A BIS spokesperson declined to comment.

In October, the agency announced it would halt new export licenses for certain firearms, components and ammunition for non-government end-users worldwide for 90 days as it determines whether to make a permanent change (see 2310270068). The news of the suspension -- which doesn't apply to Ukraine, Israel or any nation listed in Country Group A:1 of the Export Administration Regulations -- mostly spread through the industry only after a BIS licensing officer emailed certain exporters and the agency briefed some congressional staff.

But in August, the agency had already imposed a nearly identical indefinite suspension on Peru and Ecuador, Reeves said. Soon after, she said, the agency extended the policy to Guatemala.

The National Shooting Sports Foundation, which represents U.S. firearm manufacturers and distributors, was “aware” the U.S. hadn't been approving new licenses to those three countries but didn’t “receive any formal communication from BIS on this topic,” said Larry Keane, the foundation’s senior vice president for government and public affairs. The group has requested a meeting with BIS Undersecretary Alan Estevez, Keane said, and is working to “ascertain the economic impact” of the restrictions. He said the companies his foundation represents also were not warned before the broader October decision was made.

Reeves, who said she heard about the informal policy for Peru, Ecuador and Guatemala from a Commerce Department official last month, said there “was no publication of this anywhere,” even as exporters continued to submit applications to the agency.

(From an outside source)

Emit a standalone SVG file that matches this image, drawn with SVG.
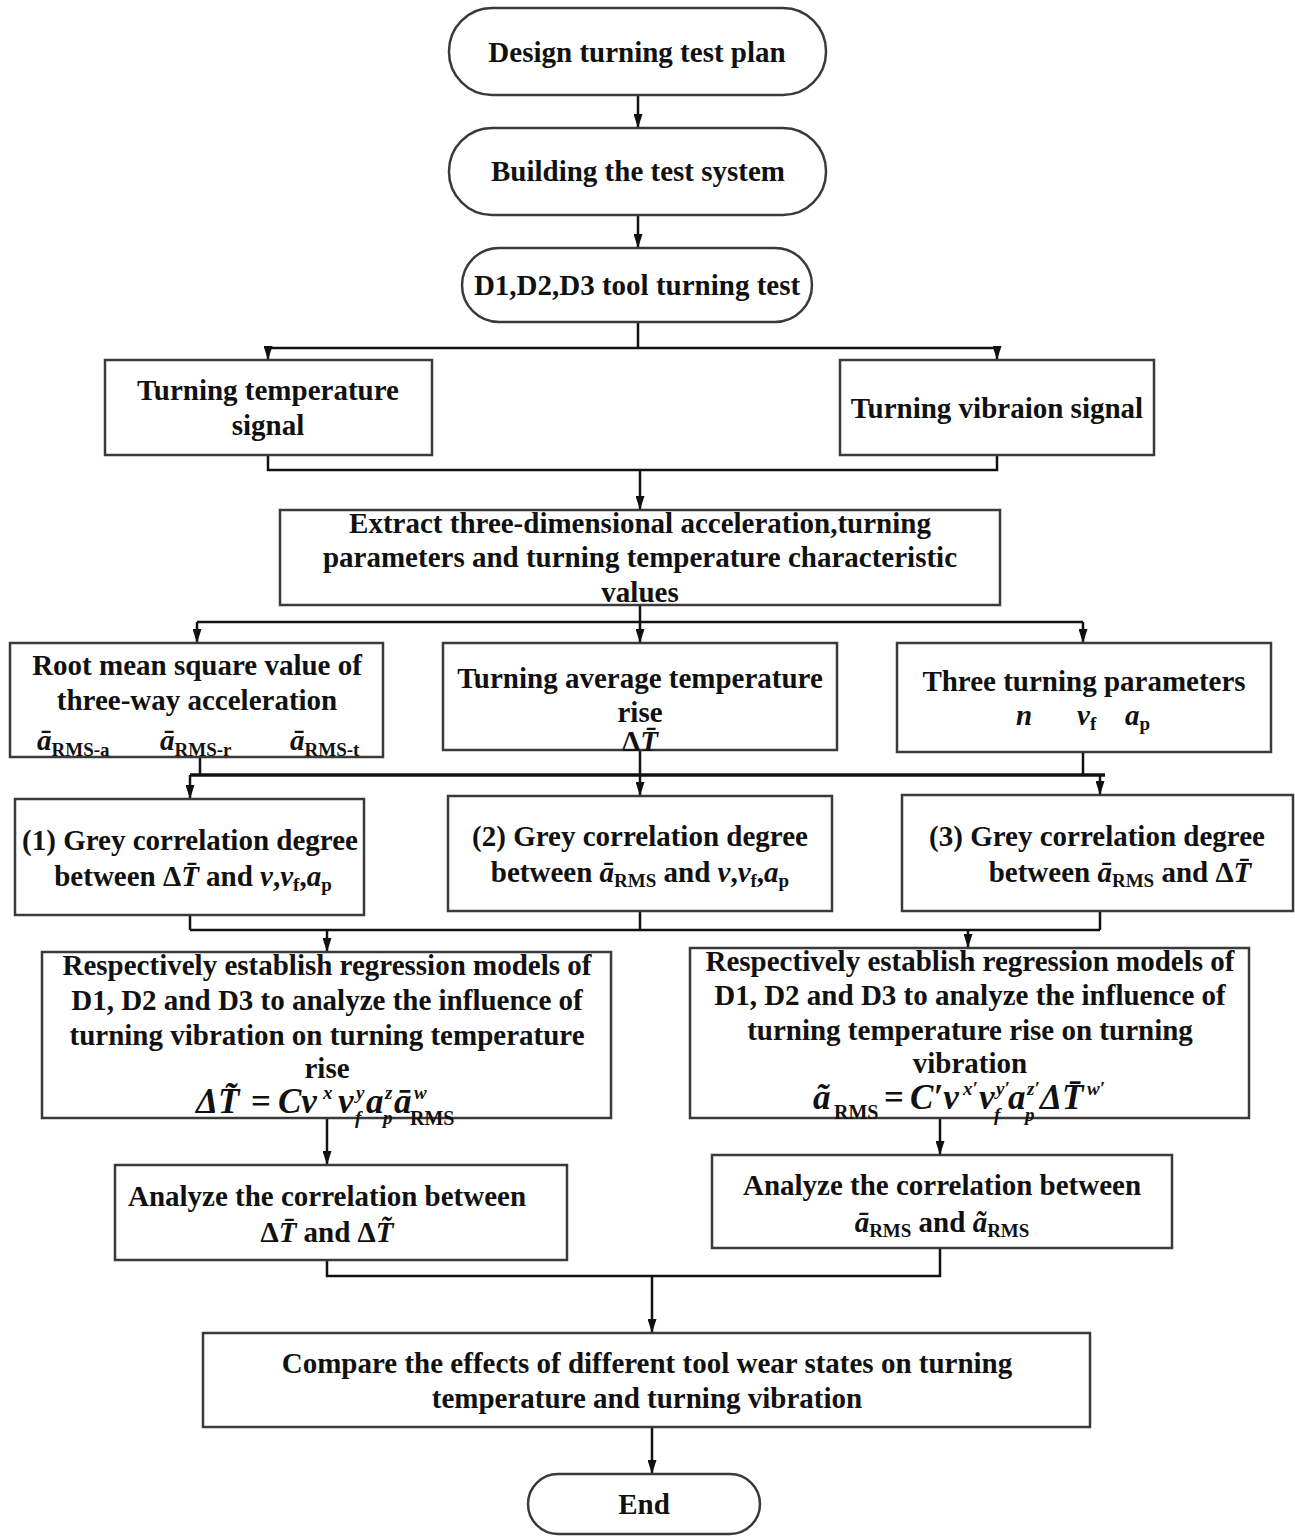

By implementing the new policy, she added, the agency has essentially issued a “policy of denial without ever getting to the point of issuing a denial.”

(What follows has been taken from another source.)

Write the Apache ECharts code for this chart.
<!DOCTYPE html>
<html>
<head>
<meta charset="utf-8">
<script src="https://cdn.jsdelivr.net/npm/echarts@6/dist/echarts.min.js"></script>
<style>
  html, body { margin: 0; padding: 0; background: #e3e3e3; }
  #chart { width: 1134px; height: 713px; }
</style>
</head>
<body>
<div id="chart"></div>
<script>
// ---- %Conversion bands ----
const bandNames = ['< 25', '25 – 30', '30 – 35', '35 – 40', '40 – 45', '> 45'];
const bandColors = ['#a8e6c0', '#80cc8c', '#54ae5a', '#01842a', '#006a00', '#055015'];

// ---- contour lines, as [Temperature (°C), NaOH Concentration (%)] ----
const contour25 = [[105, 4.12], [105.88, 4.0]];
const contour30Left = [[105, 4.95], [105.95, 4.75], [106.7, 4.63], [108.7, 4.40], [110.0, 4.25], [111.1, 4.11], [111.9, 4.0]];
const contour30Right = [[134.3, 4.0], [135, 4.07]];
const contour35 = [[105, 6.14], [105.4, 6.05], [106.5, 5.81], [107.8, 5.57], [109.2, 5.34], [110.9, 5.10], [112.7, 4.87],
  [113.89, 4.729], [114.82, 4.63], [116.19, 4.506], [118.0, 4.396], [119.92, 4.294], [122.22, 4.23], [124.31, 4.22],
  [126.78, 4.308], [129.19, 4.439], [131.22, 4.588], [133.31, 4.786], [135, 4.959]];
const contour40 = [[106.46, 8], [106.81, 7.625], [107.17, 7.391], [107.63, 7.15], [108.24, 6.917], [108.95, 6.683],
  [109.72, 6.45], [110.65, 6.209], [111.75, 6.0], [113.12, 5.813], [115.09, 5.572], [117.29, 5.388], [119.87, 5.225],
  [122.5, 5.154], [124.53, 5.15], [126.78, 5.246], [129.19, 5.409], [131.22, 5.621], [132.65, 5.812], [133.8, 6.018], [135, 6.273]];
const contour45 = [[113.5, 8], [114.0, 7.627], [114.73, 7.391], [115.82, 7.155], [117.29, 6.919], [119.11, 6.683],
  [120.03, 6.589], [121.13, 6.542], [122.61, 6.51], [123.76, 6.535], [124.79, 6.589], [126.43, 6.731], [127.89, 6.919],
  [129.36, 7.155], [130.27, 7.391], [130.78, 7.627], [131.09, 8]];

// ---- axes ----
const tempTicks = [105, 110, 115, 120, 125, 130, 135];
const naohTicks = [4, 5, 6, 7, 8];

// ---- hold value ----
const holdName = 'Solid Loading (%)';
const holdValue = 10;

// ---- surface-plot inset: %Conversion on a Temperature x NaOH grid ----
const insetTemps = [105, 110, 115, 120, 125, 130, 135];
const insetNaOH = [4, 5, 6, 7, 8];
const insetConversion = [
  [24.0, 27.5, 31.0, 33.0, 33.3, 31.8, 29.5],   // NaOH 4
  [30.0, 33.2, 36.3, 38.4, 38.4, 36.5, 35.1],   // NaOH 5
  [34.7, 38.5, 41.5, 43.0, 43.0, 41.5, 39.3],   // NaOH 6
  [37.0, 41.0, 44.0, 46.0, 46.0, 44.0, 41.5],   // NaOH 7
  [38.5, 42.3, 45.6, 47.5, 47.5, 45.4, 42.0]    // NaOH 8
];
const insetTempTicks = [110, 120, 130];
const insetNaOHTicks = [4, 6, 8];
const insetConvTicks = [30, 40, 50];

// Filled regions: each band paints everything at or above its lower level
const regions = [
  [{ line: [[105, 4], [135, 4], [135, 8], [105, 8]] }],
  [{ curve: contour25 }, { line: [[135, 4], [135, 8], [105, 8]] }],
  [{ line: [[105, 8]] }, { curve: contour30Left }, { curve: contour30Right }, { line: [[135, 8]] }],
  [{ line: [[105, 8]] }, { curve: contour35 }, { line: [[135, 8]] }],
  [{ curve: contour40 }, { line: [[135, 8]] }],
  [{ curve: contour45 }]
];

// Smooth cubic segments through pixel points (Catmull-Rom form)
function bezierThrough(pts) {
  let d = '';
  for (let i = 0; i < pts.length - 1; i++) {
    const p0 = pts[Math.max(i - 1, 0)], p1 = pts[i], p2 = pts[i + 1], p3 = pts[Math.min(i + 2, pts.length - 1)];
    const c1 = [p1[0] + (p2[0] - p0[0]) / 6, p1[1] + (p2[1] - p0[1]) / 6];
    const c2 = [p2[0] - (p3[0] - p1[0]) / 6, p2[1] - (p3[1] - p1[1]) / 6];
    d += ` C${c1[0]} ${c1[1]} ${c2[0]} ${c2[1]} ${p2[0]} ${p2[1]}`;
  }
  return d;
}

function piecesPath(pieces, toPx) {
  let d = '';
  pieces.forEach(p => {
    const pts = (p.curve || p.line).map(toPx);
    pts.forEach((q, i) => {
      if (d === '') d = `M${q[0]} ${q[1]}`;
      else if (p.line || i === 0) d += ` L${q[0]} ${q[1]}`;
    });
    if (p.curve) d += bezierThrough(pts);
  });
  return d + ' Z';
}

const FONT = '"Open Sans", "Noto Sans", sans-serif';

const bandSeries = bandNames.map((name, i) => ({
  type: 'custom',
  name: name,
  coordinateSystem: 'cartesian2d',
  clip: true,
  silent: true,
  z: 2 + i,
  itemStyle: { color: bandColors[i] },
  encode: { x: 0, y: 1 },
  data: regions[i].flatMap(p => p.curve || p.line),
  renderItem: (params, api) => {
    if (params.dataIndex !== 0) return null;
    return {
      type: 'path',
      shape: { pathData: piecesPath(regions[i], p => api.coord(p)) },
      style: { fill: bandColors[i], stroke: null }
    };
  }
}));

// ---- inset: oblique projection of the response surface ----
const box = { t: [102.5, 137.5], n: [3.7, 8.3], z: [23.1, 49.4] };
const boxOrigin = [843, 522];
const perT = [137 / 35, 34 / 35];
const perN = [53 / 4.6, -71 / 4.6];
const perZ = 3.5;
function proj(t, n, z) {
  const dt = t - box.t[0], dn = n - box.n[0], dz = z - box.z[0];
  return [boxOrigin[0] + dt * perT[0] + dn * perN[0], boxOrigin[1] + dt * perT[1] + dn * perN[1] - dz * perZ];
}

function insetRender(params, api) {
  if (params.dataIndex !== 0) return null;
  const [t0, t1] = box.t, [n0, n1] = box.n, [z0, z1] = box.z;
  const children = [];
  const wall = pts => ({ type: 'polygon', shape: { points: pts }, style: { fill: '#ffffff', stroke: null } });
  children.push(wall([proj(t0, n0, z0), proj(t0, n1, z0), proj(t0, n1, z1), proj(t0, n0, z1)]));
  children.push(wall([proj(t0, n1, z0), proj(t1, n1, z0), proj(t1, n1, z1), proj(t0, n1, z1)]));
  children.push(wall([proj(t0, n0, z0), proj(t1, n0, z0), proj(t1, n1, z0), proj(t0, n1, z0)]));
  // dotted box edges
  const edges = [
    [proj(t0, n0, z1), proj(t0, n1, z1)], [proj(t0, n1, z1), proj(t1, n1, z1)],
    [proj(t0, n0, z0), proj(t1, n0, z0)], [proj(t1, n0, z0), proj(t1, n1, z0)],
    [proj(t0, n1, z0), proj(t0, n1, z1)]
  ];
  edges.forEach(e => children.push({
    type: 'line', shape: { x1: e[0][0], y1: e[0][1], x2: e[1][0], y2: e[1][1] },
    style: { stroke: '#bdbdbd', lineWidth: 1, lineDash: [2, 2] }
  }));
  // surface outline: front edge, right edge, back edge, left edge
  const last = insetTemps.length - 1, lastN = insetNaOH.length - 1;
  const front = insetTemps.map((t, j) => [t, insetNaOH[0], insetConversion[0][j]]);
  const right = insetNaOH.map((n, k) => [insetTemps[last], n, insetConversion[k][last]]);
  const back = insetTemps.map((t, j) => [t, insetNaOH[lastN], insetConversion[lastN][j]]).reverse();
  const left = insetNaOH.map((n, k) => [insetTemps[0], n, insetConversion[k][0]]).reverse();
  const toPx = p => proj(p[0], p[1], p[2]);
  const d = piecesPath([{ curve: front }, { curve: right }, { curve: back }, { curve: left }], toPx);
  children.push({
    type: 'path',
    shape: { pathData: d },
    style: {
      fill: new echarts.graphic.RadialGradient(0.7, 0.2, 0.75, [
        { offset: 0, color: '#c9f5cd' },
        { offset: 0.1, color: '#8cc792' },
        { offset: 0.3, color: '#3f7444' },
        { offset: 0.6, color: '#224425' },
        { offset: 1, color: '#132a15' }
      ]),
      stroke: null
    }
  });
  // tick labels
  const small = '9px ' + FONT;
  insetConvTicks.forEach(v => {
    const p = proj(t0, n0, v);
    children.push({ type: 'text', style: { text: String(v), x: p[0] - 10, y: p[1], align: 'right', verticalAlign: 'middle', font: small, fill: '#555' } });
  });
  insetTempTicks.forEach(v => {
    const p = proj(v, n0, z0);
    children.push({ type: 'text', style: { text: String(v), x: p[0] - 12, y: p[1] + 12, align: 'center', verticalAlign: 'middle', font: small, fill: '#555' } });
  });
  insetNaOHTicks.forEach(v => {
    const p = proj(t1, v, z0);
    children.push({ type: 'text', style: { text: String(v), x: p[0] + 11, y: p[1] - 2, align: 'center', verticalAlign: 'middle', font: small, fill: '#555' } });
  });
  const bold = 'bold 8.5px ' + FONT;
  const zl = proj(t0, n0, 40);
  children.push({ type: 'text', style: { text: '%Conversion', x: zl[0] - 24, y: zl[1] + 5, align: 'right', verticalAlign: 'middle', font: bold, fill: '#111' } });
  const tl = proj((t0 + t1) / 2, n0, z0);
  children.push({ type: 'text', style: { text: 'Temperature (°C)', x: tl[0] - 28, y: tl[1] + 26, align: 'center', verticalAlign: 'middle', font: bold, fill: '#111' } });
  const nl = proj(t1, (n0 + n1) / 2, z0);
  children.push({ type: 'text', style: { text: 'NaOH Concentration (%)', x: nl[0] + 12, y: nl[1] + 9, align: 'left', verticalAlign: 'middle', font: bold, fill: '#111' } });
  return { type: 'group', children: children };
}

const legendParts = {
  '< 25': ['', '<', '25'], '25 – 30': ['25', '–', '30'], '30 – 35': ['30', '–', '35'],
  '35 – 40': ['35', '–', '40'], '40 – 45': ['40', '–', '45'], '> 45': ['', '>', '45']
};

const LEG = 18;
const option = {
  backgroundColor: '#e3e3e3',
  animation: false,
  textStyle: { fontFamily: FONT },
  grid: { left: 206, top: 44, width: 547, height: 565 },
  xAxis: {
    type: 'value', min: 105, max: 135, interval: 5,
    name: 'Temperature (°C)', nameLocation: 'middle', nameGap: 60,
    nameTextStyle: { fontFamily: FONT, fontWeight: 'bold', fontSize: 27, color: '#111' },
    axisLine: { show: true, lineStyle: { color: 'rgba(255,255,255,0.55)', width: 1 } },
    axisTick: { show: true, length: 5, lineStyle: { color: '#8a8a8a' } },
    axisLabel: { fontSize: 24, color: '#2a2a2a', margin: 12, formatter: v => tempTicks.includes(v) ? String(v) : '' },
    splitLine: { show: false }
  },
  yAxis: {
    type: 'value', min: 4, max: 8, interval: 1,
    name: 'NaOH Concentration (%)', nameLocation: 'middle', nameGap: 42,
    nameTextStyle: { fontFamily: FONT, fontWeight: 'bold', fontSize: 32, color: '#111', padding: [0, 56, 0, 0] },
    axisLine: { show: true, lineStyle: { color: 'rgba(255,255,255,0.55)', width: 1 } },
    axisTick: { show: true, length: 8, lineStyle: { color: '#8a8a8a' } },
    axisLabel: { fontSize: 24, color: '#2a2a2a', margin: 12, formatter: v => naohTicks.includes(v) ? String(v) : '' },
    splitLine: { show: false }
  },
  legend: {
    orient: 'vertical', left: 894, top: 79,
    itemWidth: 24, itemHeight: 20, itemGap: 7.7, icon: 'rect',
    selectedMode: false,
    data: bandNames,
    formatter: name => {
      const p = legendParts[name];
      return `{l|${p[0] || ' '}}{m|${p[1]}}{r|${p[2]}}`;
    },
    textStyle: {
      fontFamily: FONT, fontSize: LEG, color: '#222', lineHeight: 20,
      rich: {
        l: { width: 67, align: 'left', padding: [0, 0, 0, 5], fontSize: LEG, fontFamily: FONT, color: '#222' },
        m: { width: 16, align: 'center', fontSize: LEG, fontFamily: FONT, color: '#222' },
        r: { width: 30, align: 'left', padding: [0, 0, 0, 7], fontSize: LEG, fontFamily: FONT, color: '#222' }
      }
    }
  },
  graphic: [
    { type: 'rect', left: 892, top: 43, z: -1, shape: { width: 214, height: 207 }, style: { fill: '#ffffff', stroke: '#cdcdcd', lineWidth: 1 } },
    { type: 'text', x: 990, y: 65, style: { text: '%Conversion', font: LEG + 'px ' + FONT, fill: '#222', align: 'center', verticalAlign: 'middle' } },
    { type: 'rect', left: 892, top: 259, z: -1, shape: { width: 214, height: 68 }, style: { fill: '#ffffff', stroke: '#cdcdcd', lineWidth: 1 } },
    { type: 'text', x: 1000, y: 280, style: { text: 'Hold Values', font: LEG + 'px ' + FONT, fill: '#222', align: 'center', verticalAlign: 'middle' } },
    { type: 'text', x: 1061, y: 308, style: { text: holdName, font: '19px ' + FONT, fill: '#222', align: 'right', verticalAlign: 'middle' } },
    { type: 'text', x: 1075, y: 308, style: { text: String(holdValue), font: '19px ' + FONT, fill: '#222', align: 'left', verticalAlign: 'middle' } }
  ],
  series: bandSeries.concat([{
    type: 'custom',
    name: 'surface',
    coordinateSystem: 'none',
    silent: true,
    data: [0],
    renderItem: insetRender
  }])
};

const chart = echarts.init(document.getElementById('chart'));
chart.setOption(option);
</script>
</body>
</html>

The Peruvian, Ecuadorian and Guatemalan embassies in Washington didn't respond to requests for comment.

Reeves also questioned whether BIS, without prior notice, would put in place a similar unannounced, blanket policy for multiple countries -- or even a 90-day suspension of new export licenses -- for other sensitive items with national security implications, such as semiconductors.

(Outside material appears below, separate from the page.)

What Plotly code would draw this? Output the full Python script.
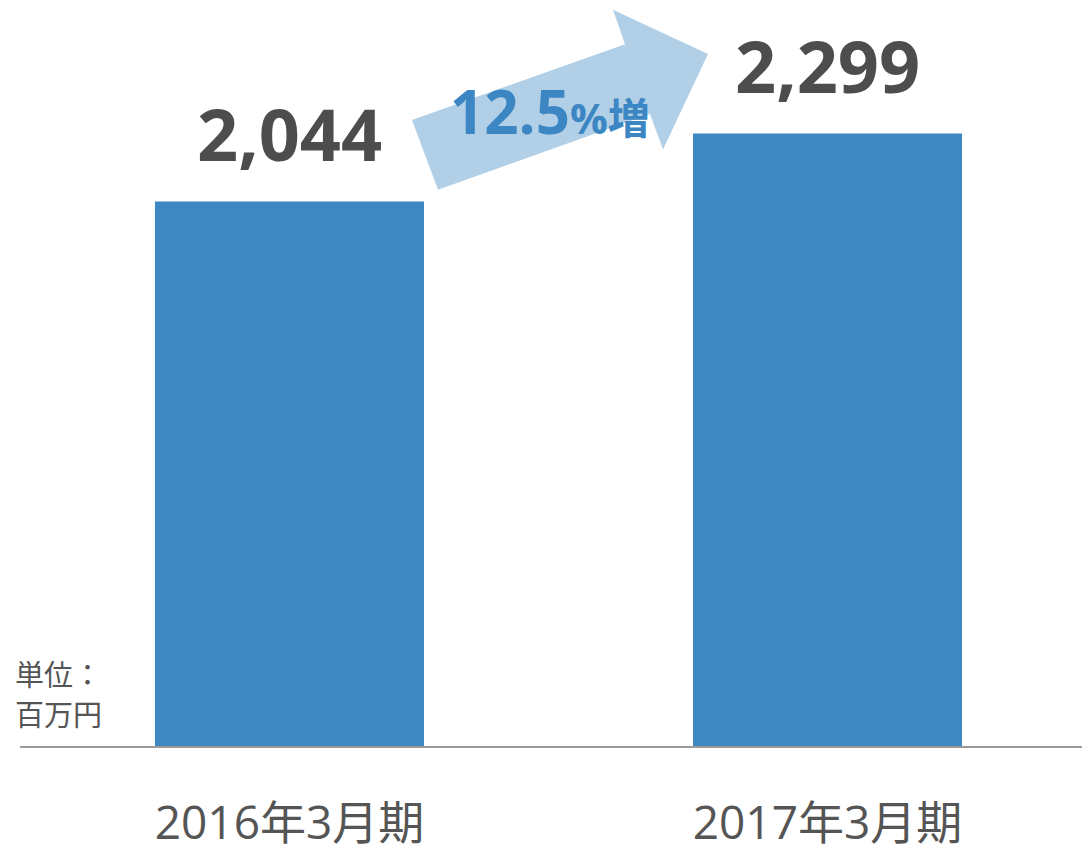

“Look at all the public notice and the fanfare surrounding controls for semiconductors,” Reeves said, referencing the Oct. 7, 2022, controls on chip exports to China and the updated restrictions released last month (see 2310170055). “But this is just totally quiet.”

BIS has taken similar steps for other types of exports, said Kevin Wolf, who was the agency’s assistant secretary for export administration before leaving in 2017. He noted that BIS has placed indefinite holds on new licenses to China’s Semiconductor Manufacturing International Corp. and Huawei.

“When we were trying to think through a difficult policy issue, we would just let things sit for a while,” said Wolf, now a trade lawyer with Akin Gump. “So that kind of hold without action is not unusual.”

Although a 1995 executive order set time limits under which BIS must adjudicate licenses, Wolf said that clock stops as long as BIS is “still gathering more information” about an export. “It's in the executive order, it’s in the regulations, but BIS has not abided by that obligation for years,” he said.

Even so, Wolf said he couldn’t recall a situation similar to the 90-day suspension BIS announced in October. “A pause in all licenses is indeed novel,” he said. “I am not aware of this technique ever being used in the past."

William Reinsch, who worked for BIS during the Bill Clinton administration, also said indefinite license holds “happened all the time,” especially if there was disagreement within the administration over a particular export decision. Reinsch, the Scholl Chair in International Business for the Center for Strategic and International Studies, said the agency used the tactic for more “sensitive” export issues where “nobody wanted to make a decision.”

“And so the answer was -- it’s not something to be proud of -- but the answer was not to make a decision,” he said.

Reinsch added that the particular strategy was only used “case by case,” and it wasn’t a “policy as much as it was sort of a management failure.”

“I can't think of a case where we had an informal, unannounced policy of denial for specific countries or to specific end users,” he said.

The formal October decision already has drawn the ire of several lawmakers on Capitol Hill, some of whom have called on BIS to reverse the policy. Some House Republicans, in a letter to Commerce and BIS this month, called the suspension “unprecedented,” adding that “broad mandates, no comment period, few details, and the massive caveat that BIS retains the authority to do virtually anything else it deems appropriate are not characteristics of a democratic republic.”

In a separate letter signed by all but three Republican senators, lawmakers said they have “significant concerns about the justifications for and ramifications of this pause,” adding that it puts American commercial and economic interests “at stake.” They said the National Shooting Sports Foundation expects the suspension to result in a “direct cost of at least $89 million” to the firearms industry “and at least $238 million annually should the pause become permanent.”

The lawmakers urged BIS to end the pause, saying it’s causing foreign buyers of U.S. guns, gun parts and ammunition to find other suppliers. “Refusing to issue these licenses will create a vacuum in the market,” they said, “one that may be filled by the very actors BIS is trying to thwart.”

Trade lawyer Reeves said she recently spoke to a Peruvian company that has struggled to secure the U.S. shipments it needs. But that company “can get firearms from other countries with no restrictions,” Reeves said.

“So what's going to happen?” she posited. “They're going to get firearms from other countries.”